Data.
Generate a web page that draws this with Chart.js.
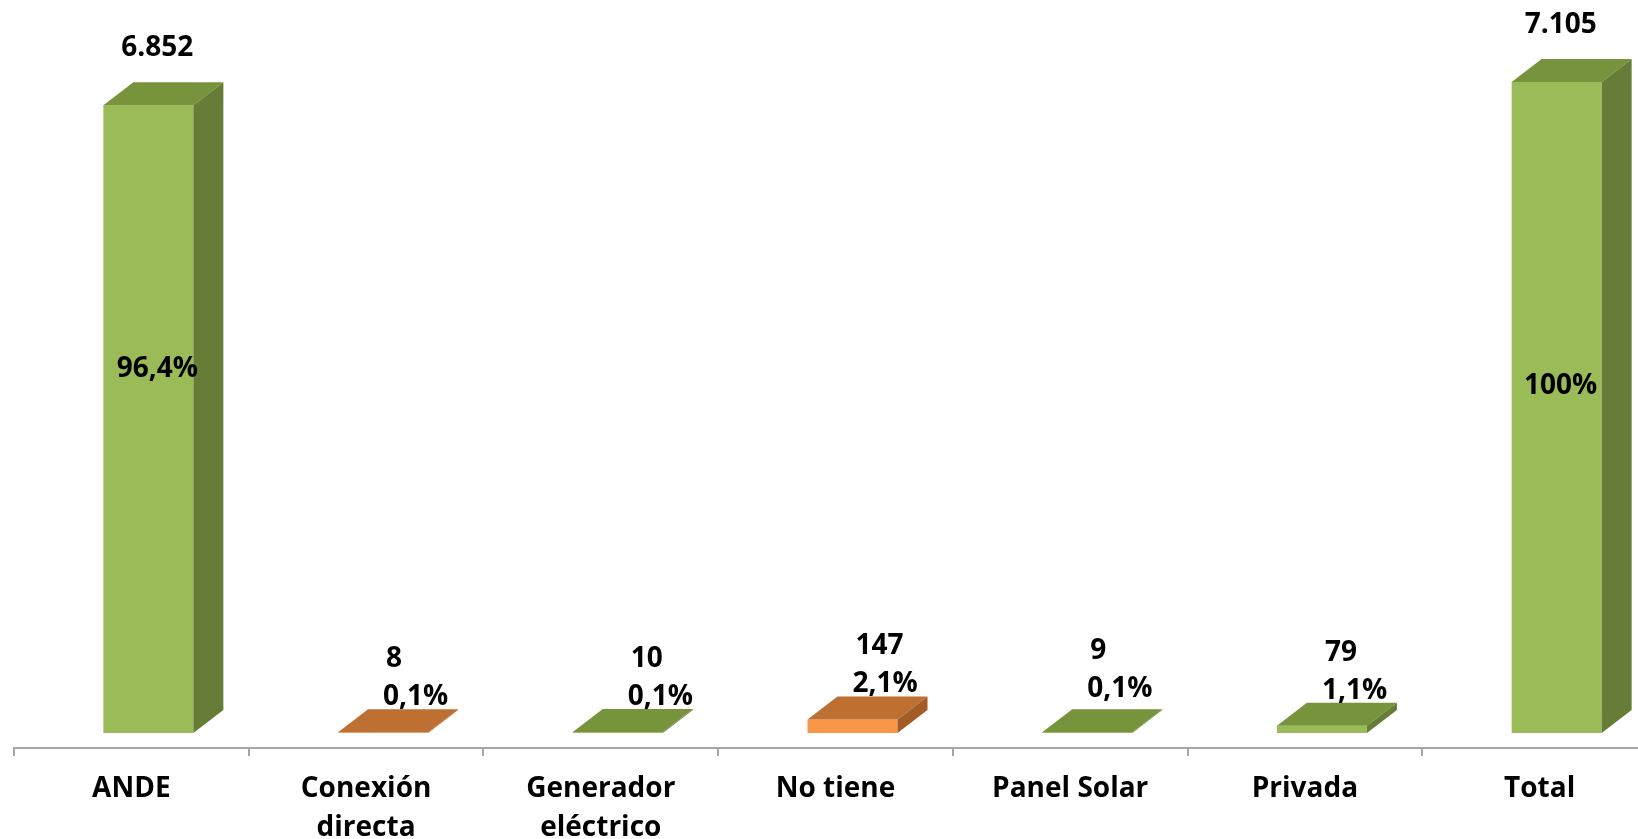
<!DOCTYPE html>
<html>
<head>
<meta charset="utf-8">
<script src="https://cdn.jsdelivr.net/npm/chart.js@4/dist/chart.umd.min.js"></script>
<style>
  html, body { margin: 0; padding: 0; background: #ffffff; overflow: hidden; width: 1638px; height: 839px; }
  #wrap { width: 1638px; height: 839px; position: relative; overflow: hidden; }
  canvas { display: block; }
</style>
</head>
<body>
<div id="wrap"><canvas id="c" width="1660" height="839"></canvas></div>
<script>
// ---- data ----
const categories = ['ANDE', ['Conexión', 'directa'], ['Generador', 'eléctrico'], 'No tiene', 'Panel Solar', 'Privada', 'Total'];
const values = [6852, 8, 10, 147, 9, 79, 7105];
const valueLabels = ['6.852', '8', '10', '147', '9', '79', '7.105'];
const percentLabels = ['96,4%', '0,1%', '0,1%', '2,1%', '0,1%', '1,1%', '100%'];
const colorGroup = ['green', 'orange', 'green', 'orange', 'green', 'green', 'green'];

// ---- style ----
const PALETTE = {
  green:  { front: '#9BBB59', top: '#77933C', side: '#667D37' },
  orange: { front: '#F79646', top: '#BE7033', side: '#A45C27' }
};
const DEPTH_X = 30, DEPTH_Y = 23, SHIFT_X = 17, BAR_W = 90;
const FONT_FAMILY = '"Open Sans", "Liberation Sans", sans-serif';
const FONT = 'bold 28px ' + FONT_FAMILY;
// label nudges (x, y) per category, purely presentational
const valueNudge = { 0: [9, 0], 2: [10, 0], 4: [0, -8], 6: [4, 0] };
const pctNudge = { 0: [9, -50], 2: [10, 0], 4: [0, -8], 6: [4, -21] };

const bars3d = {
  id: 'bars3d',
  afterDatasetsDraw(chart) {
    const ctx = chart.ctx;
    const meta = chart.getDatasetMeta(0);
    const area = chart.chartArea;
    ctx.save();
    // extend axis line to the right edge
    ctx.strokeStyle = '#A6A6A6';
    ctx.lineWidth = 2;
    ctx.beginPath();
    ctx.moveTo(area.right - 1, area.bottom + 1);
    ctx.lineTo(chart.width, area.bottom + 1);
    ctx.stroke();

    meta.data.forEach((el, i) => {
      const pal = PALETTE[colorGroup[i]];
      const x0 = el.x - BAR_W / 2 + SHIFT_X;
      const x1 = x0 + BAR_W;
      const yTop = el.y;
      const yBase = el.base;
      // front
      ctx.fillStyle = pal.front;
      ctx.fillRect(x0, yTop, BAR_W, yBase - yTop);
      // top
      ctx.fillStyle = pal.top;
      ctx.beginPath();
      ctx.moveTo(x0, yTop);
      ctx.lineTo(x0 + DEPTH_X, yTop - DEPTH_Y);
      ctx.lineTo(x1 + DEPTH_X, yTop - DEPTH_Y);
      ctx.lineTo(x1, yTop);
      ctx.closePath();
      ctx.fill();
      // side
      ctx.fillStyle = pal.side;
      ctx.beginPath();
      ctx.moveTo(x1, yTop);
      ctx.lineTo(x1 + DEPTH_X, yTop - DEPTH_Y);
      ctx.lineTo(x1 + DEPTH_X, yBase - DEPTH_Y);
      ctx.lineTo(x1, yBase);
      ctx.closePath();
      ctx.fill();

      // labels
      ctx.fillStyle = '#000000';
      ctx.font = FONT;
      ctx.textBaseline = 'middle';
      const fc = x0 + BAR_W / 2;
      const backTop = yTop - DEPTH_Y;
      const vn = valueNudge[i] || [0, 0];
      const pn = pctNudge[i] || [0, 0];
      if (yBase - yTop > 200) {
        ctx.textAlign = 'center';
        ctx.fillText(valueLabels[i], fc + vn[0], backTop - 34 + vn[1]);
        ctx.fillText(percentLabels[i], fc + pn[0], (yTop + yBase) / 2 + pn[1]);
      } else {
        ctx.textAlign = 'left';
        ctx.fillText(valueLabels[i], fc + 3 + vn[0], backTop - 50 + vn[1]);
        ctx.fillText(percentLabels[i], fc + pn[0], backTop - 12 + pn[1]);
      }
    });
    ctx.restore();
  }
};

new Chart(document.getElementById('c'), {
  type: 'bar',
  data: {
    labels: categories,
    datasets: [{
      data: values,
      backgroundColor: 'rgba(0,0,0,0)',
      borderWidth: 0,
      barThickness: BAR_W
    }]
  },
  options: {
    responsive: false,
    animation: false,
    devicePixelRatio: 1,
    layout: { padding: { left: 14, right: 3, top: 0, bottom: 0 } },
    plugins: { legend: { display: false }, tooltip: { enabled: false } },
    scales: {
      x: {
        grid: { display: true, drawOnChartArea: false, drawTicks: true, tickLength: 8, color: '#A6A6A6', lineWidth: 2, offset: true },
        border: { display: true, color: '#A6A6A6', width: 2 },
        ticks: {
          color: '#000000',
          font: { family: FONT_FAMILY, size: 28, weight: 'bold', lineHeight: 1.39 },
          padding: 14,
          maxRotation: 0,
          autoSkip: false
        },
        afterFit(scale) { scale.height = 91; }
      },
      y: {
        display: false,
        min: -164,
        max: 8000
      }
    }
  },
  plugins: [bars3d]
});
</script>
</body>
</html>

Prompt.
Retype each line of the listing above word for word. Exclude the pictures.

Output of the task.
Generate a web page that draws this with Chart.js.
<!DOCTYPE html>
<html>
<head>
<meta charset="utf-8">
<script src="https://cdn.jsdelivr.net/npm/chart.js@4/dist/chart.umd.min.js"></script>
<style>
  html, body { margin: 0; padding: 0; background: #ffffff; overflow: hidden; width: 1638px; height: 839px; }
  #wrap { width: 1638px; height: 839px; position: relative; overflow: hidden; }
  canvas { display: block; }
</style>
</head>
<body>
<div id="wrap"><canvas id="c" width="1660" height="839"></canvas></div>
<script>
// ---- data ----
const categories = ['ANDE', ['Conexión', 'directa'], ['Generador', 'eléctrico'], 'No tiene', 'Panel Solar', 'Privada', 'Total'];
const values = [6852, 8, 10, 147, 9, 79, 7105];
const valueLabels = ['6.852', '8', '10', '147', '9', '79', '7.105'];
const percentLabels = ['96,4%', '0,1%', '0,1%', '2,1%', '0,1%', '1,1%', '100%'];
const colorGroup = ['green', 'orange', 'green', 'orange', 'green', 'green', 'green'];

// ---- style ----
const PALETTE = {
  green:  { front: '#9BBB59', top: '#77933C', side: '#667D37' },
  orange: { front: '#F79646', top: '#BE7033', side: '#A45C27' }
};
const DEPTH_X = 30, DEPTH_Y = 23, SHIFT_X = 17, BAR_W = 90;
const FONT_FAMILY = '"Open Sans", "Liberation Sans", sans-serif';
const FONT = 'bold 28px ' + FONT_FAMILY;
// label nudges (x, y) per category, purely presentational
const valueNudge = { 0: [9, 0], 2: [10, 0], 4: [0, -8], 6: [4, 0] };
const pctNudge = { 0: [9, -50], 2: [10, 0], 4: [0, -8], 6: [4, -21] };

const bars3d = {
  id: 'bars3d',
  afterDatasetsDraw(chart) {
    const ctx = chart.ctx;
    const meta = chart.getDatasetMeta(0);
    const area = chart.chartArea;
    ctx.save();
    // extend axis line to the right edge
    ctx.strokeStyle = '#A6A6A6';
    ctx.lineWidth = 2;
    ctx.beginPath();
    ctx.moveTo(area.right - 1, area.bottom + 1);
    ctx.lineTo(chart.width, area.bottom + 1);
    ctx.stroke();

    meta.data.forEach((el, i) => {
      const pal = PALETTE[colorGroup[i]];
      const x0 = el.x - BAR_W / 2 + SHIFT_X;
      const x1 = x0 + BAR_W;
      const yTop = el.y;
      const yBase = el.base;
      // front
      ctx.fillStyle = pal.front;
      ctx.fillRect(x0, yTop, BAR_W, yBase - yTop);
      // top
      ctx.fillStyle = pal.top;
      ctx.beginPath();
      ctx.moveTo(x0, yTop);
      ctx.lineTo(x0 + DEPTH_X, yTop - DEPTH_Y);
      ctx.lineTo(x1 + DEPTH_X, yTop - DEPTH_Y);
      ctx.lineTo(x1, yTop);
      ctx.closePath();
      ctx.fill();
      // side
      ctx.fillStyle = pal.side;
      ctx.beginPath();
      ctx.moveTo(x1, yTop);
      ctx.lineTo(x1 + DEPTH_X, yTop - DEPTH_Y);
      ctx.lineTo(x1 + DEPTH_X, yBase - DEPTH_Y);
      ctx.lineTo(x1, yBase);
      ctx.closePath();
      ctx.fill();

      // labels
      ctx.fillStyle = '#000000';
      ctx.font = FONT;
      ctx.textBaseline = 'middle';
      const fc = x0 + BAR_W / 2;
      const backTop = yTop - DEPTH_Y;
      const vn = valueNudge[i] || [0, 0];
      const pn = pctNudge[i] || [0, 0];
      if (yBase - yTop > 200) {
        ctx.textAlign = 'center';
        ctx.fillText(valueLabels[i], fc + vn[0], backTop - 34 + vn[1]);
        ctx.fillText(percentLabels[i], fc + pn[0], (yTop + yBase) / 2 + pn[1]);
      } else {
        ctx.textAlign = 'left';
        ctx.fillText(valueLabels[i], fc + 3 + vn[0], backTop - 50 + vn[1]);
        ctx.fillText(percentLabels[i], fc + pn[0], backTop - 12 + pn[1]);
      }
    });
    ctx.restore();
  }
};

new Chart(document.getElementById('c'), {
  type: 'bar',
  data: {
    labels: categories,
    datasets: [{
      data: values,
      backgroundColor: 'rgba(0,0,0,0)',
      borderWidth: 0,
      barThickness: BAR_W
    }]
  },
  options: {
    responsive: false,
    animation: false,
    devicePixelRatio: 1,
    layout: { padding: { left: 14, right: 3, top: 0, bottom: 0 } },
    plugins: { legend: { display: false }, tooltip: { enabled: false } },
    scales: {
      x: {
        grid: { display: true, drawOnChartArea: false, drawTicks: true, tickLength: 8, color: '#A6A6A6', lineWidth: 2, offset: true },
        border: { display: true, color: '#A6A6A6', width: 2 },
        ticks: {
          color: '#000000',
          font: { family: FONT_FAMILY, size: 28, weight: 'bold', lineHeight: 1.39 },
          padding: 14,
          maxRotation: 0,
          autoSkip: false
        },
        afterFit(scale) { scale.height = 91; }
      },
      y: {
        display: false,
        min: -164,
        max: 8000
      }
    }
  },
  plugins: [bars3d]
});
</script>
</body>
</html>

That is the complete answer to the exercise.